Approaching the end of his talk, Berardi asks, “How can you shift from a dimension of everything to recomposition […] a new attempt to give meaning to life?”

By recomposition, Berardi is describing a process integral to the conjunctive mode: “the meeting, converging and conjoining of singular bodies in a provisionally common pathway” (17). The community that results from recomposition is “a community of desire, not of necessity” (17-18). Here Berardi reiterates some of the points covered above, seeking to bypass relationships built on functionality—to foster empathy against the impersonality of syntax.

The stakes are high, because—according to Berardi—we’re living inside the corpse of capitalism. It’s imperative that we find a way out (it’s sickening to continue in this way) but we’re still searching for an exit.

Cultural Object Number Three: Animales de compania by Ruth Goméz

Animales de compania by Ruth Goméz uses ferocious images to tell the story of a generation of well dressed anthropophagi, young beasts in ties; they run and run to avoid being caught by fellows, colleagues, friends, and lovers who wound, kill and eat them as soon as they fall into their grip, with terrorized smiles and dilated eyes” (46).

Immediately following this description, Berardi reflects:

“This art is no denunciation. The terms “denunciation” and “engagement” no longer have meaning when you are a fish getting ready to be cooked. // Artists of the twenty-first century no longer show that kind of energy, even though they keep using expressions taken from the lexicon of the past century, perhaps because they are scared by their own truth. Artists no longer search the way to a rupture? They seek a path that may lead to a state of equilibrium between irony and cynicism, they seek a way to suspend the execution, at least for a moment” (46).

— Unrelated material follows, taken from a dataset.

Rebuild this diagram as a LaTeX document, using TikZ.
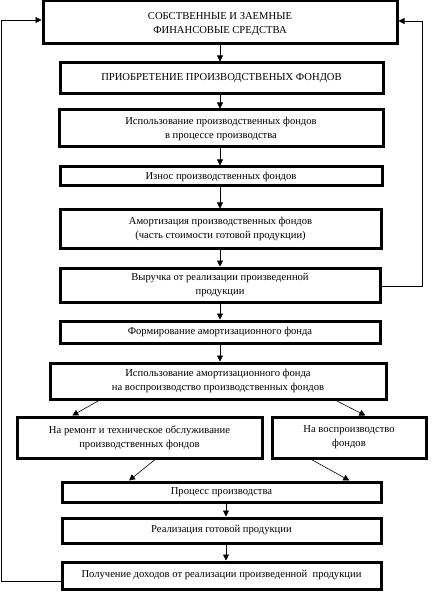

I’m going to close my thread with this quote, because as many of us are artists, culture workers, creative practitioners, et. al., I want you to weigh in. Do you agree with Berardi’s characterization of the twenty-first century artist? Whose execution are we talking about? I’m starting to worry that artistic practice is merely a way of staving off certain inevitable death at the hands of [insert system of macro-control here]…

Help me, please…

This is just a quick thought…

the idea of coming to a realization that “we are” techno-linguisticly driven brings to my mind that we might as well not stop by disabusing us from “categories of virtual subjectivity”. There are other categories preformatting our behaviour into patterns (eg living in consumer-society, role-models, capitalist/ neo liberal work ethic, or the way our cities are built). That said it’s impossible to get beyond these forms to then (let’s say) start reclaiming autonomy or to find better ways for coexistence. Maybe there are chances for conjunction inside these systems that we don’t take? Picking up on the “Social Media” instance: Why do people not abolish facebook and connect on their own terms? This would not wipe out the problem, but it’s a practical step one of which maybe moves us away from automated social connections. It does not address the whole picture, as Berardi (who I have unfortunately not read at length yet) talks of structures embedded deep insinde our culture and psychology. But changing habits is something one can engage on a personal level and something which might make things look quite different. Although the majority might be indifferent about all this in the first place.